Tuesday, 8 May 2012
Try It Out Tuesday : Painted Book Cover (Background)
I started out by cutting the XL to size. I was working in the shed, and forgot to take a soft tape measure with me, so instead used a piece of scrap fabric to work out the size the cover needed to be, cutting it to size in each direction, and then laying the pieces onto the XL to show me where to cut. It worked very nicely, and I got four covers from a metre wide strip of XL. Before I started painting the XL, I folded it in half , and then wrapped it round the book, as I did before, so that I had a clear indication of which parts of the cover would be visible when it was closed. This is really important if you're planning to print something onto the book cover; there's nothing more frustrating than finding that you have printed squint, or printed to one side, so that some of the printing is lost. As you can see from the image below, it does cause a bit of creasing on the XL itself, but that is neither here nor there once the paint is added.

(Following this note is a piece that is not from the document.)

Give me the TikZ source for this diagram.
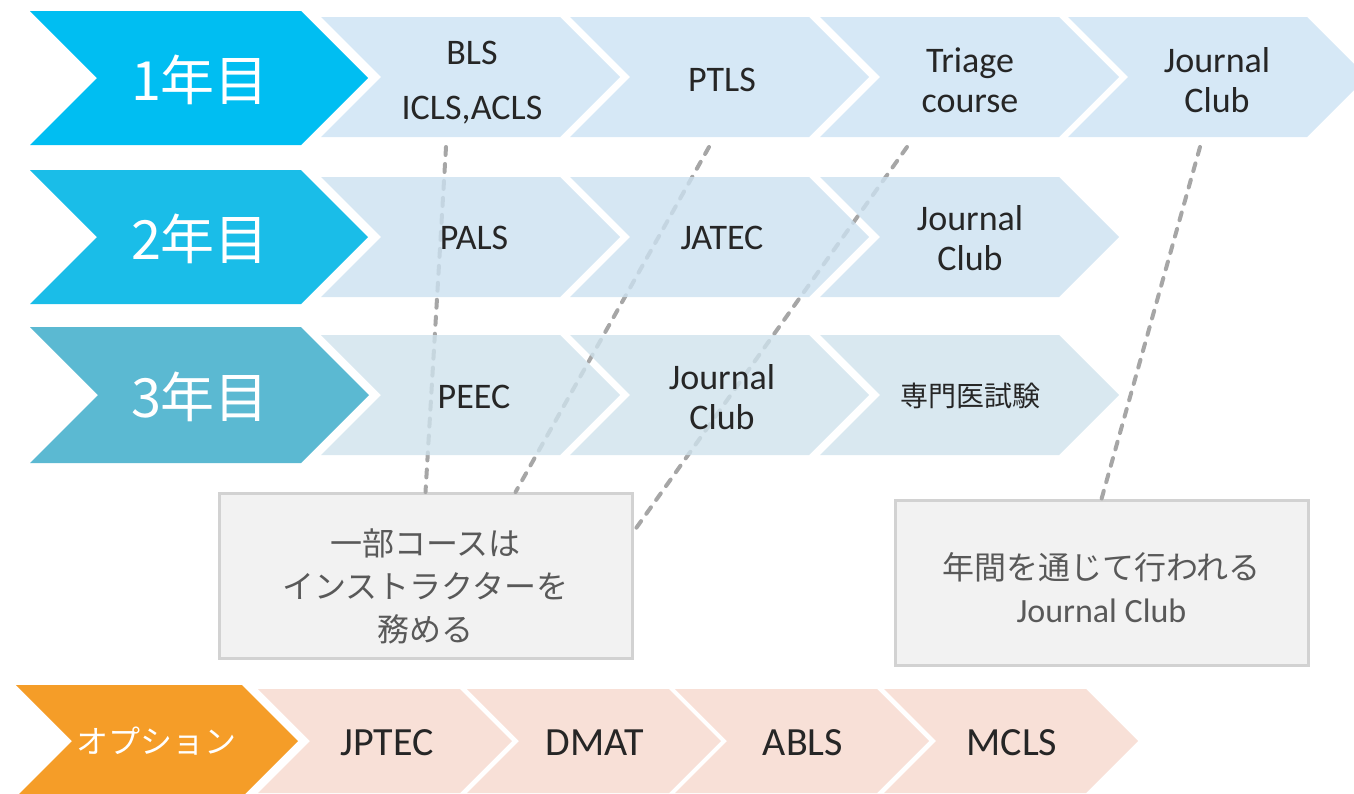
\documentclass[tikz,border=0pt]{standalone}
\usepackage{fontspec}
\setmainfont{Carlito}
\newfontfamily\jpfont{Noto Sans CJK JP}

\definecolor{yearone}{RGB}{0,190,242}
\definecolor{yeartwo}{RGB}{26,189,232}
\definecolor{yearthree}{RGB}{91,185,210}
\definecolor{courseone}{RGB}{214,232,246}
\definecolor{coursetwo}{RGB}{204,225,240}
\definecolor{coursethree}{RGB}{207,226,236}
\definecolor{optionhead}{RGB}{245,157,40}
\definecolor{optioncourse}{RGB}{248,224,215}
\definecolor{notefill}{RGB}{242,242,242}
\definecolor{noteline}{RGB}{210,210,210}
\definecolor{labeltext}{RGB}{38,38,38}
\definecolor{notetext}{RGB}{89,89,89}
\definecolor{linkgray}{RGB}{166,166,166}

\tikzset{
    course/.style={text=labeltext, align=center, font=\fontsize{18}{20}\selectfont},
    optcourse/.style={text=labeltext, align=center, font=\fontsize{20}{22}\selectfont},
    year/.style={text=white, font=\jpfont\fontsize{27}{30}\selectfont},
    notebox/.style={draw=noteline, line width=1.5pt, fill=notefill,
        minimum width=206.5pt, minimum height=82.5pt},
    note/.style={text=notetext, align=center, font=\jpfont\fontsize{16}{21.5}\selectfont},
    link/.style={draw=linkgray, line width=2pt, line cap=round, dash pattern=on 4pt off 4.5pt},
}

% style, left x, centre y, top width, half height
\newcommand{\chevron}[5]{%
    \fill[#1] (#2,#3-#5) -- ++(#4,0) -- ++(#5,#5) -- ++(-#5,#5) -- ++(-#4,0) -- ++(#5,-#5) -- cycle;
}

\begin{document}
\begin{tikzpicture}[x=0.5pt, y=-0.5pt]
    \useasboundingbox (0,0) rectangle (1354,793);

    % 1st year
    \chevron{yearone}{30}{78}{271}{67}
    \foreach \x in {321,570,820,1068} {\chevron{courseone}{\x}{77}{239}{60}}
    \node[year] (y1) at (200,80) {1年目};
    \node[course] (bls) at (472,83) {BLS\\[7.5pt]ICLS,ACLS};
    \node[course] (ptls) at (722,80) {PTLS};
    \node[course] (triage) at (970,80) {Triage\\course};
    \node[course] (jc1) at (1217,80) {Journal\\Club};

    % notes and their links
    \node[notebox] (instr) at (425.5,576) {};
    \node[note] (instrtext) at (425.5,586) {一部コースは\\インストラクターを\\務める};
    \node[notebox] (yearlong) at (1101.5,583) {};
    \node[note] (yearlongtext) at (1101.5,588)
        {年間を通じて行われる\\{\normalfont\fontsize{17}{20}\selectfont Journal Club}};
    \coordinate (blsfoot) at (446,147);
    \coordinate (ptlsfoot) at (709,147);
    \coordinate (triagefoot) at (907,147);
    \coordinate (jcfoot) at (1200,147);
    \draw[link] (blsfoot) -- (instr.north);
    \draw[link] (ptlsfoot) -- (instr.43);
    \draw[link] (triagefoot) -- (instr.12);
    \draw[link] (jcfoot) -- (yearlong.north);

    % 2nd year
    \chevron{yeartwo}{30}{237}{271}{67}
    \foreach \x in {321,570,820} {\chevron{coursetwo, fill opacity=0.8}{\x}{237}{239}{60}}
    \node[year] (y2) at (200,239) {2年目};
    \node[course] (pals) at (474,238) {PALS};
    \node[course] (jatec) at (722,238) {JATEC};
    \node[course] (jc2) at (970,238) {Journal\\Club};

    % 3rd year
    \chevron{yearthree}{30}{395}{271}{68}
    \foreach \x in {321,570,820} {\chevron{coursethree, fill opacity=0.8}{\x}{395}{239}{60}}
    \node[year] (y3) at (200,397) {3年目};
    \node[course] (peec) at (474,397) {PEEC};
    \node[course] (jc3) at (722,397) {Journal\\Club};
    \node[course, font=\jpfont\fontsize{14}{16}\selectfont] (exam) at (970,396) {専門医試験};

    % options
    \chevron{optionhead}{16}{741}{226}{56}
    \foreach \x in {258,467,675,884} {\chevron{optioncourse}{\x}{741}{202}{52}}
    \node[year, font=\jpfont\fontsize{16}{18}\selectfont] (opt) at (156,741) {オプション};
    \node[optcourse] (jptec) at (387,743) {JPTEC};
    \node[optcourse] (dmat) at (595,743) {DMAT};
    \node[optcourse] (abls) at (803,743) {ABLS};
    \node[optcourse] (mcls) at (1012,743) {MCLS};
\end{tikzpicture}
\end{document}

XL has two distinct surfaces; I painted onto the shiner of the two. I added all the colours with the same brush, a stencil brush, trying to vary the marks I was making and the depth of the paint. For reasons I will share later in the post, I needed all the paint to be wet at once, so I worked very quickly.
When the piece was complete, I then took a second piece of XL, and put it face down on the wet paint. I stroked it gently, and found it moved slightly under my hands (this doesn't usually happen when you do this, particularly when working with paper). I decided to encourage this movement, and ended up with lovely blurred colour on the main piece, and some interesting colour marks on the second. If I had wanted more paint transferred from one piece to the other, I would have used a brayer (roller).
I set the first piece aside to dry, and took the second piece. I wanted to add some background colour to it, as there was just a bit more white than I like in the background. So, I took a paintbrush that I had been using for something earlier in the day. It had quite a lot of paint left on it, and I began to work it into the XL. This technique is called dry brushing, and is a bit like adding a watercolour wash; as there is not all that much paint on the brush, it does alter the existing colours a little, but is most prominent on the white. If you have to put more paint onto your brush, as I did, add only a little, and try to rub the majority of it off onto greaseproof paper, as if you were stencilling; that way, you can use all the paint, but without having areas that are distinctly darker than others on the finished cloth.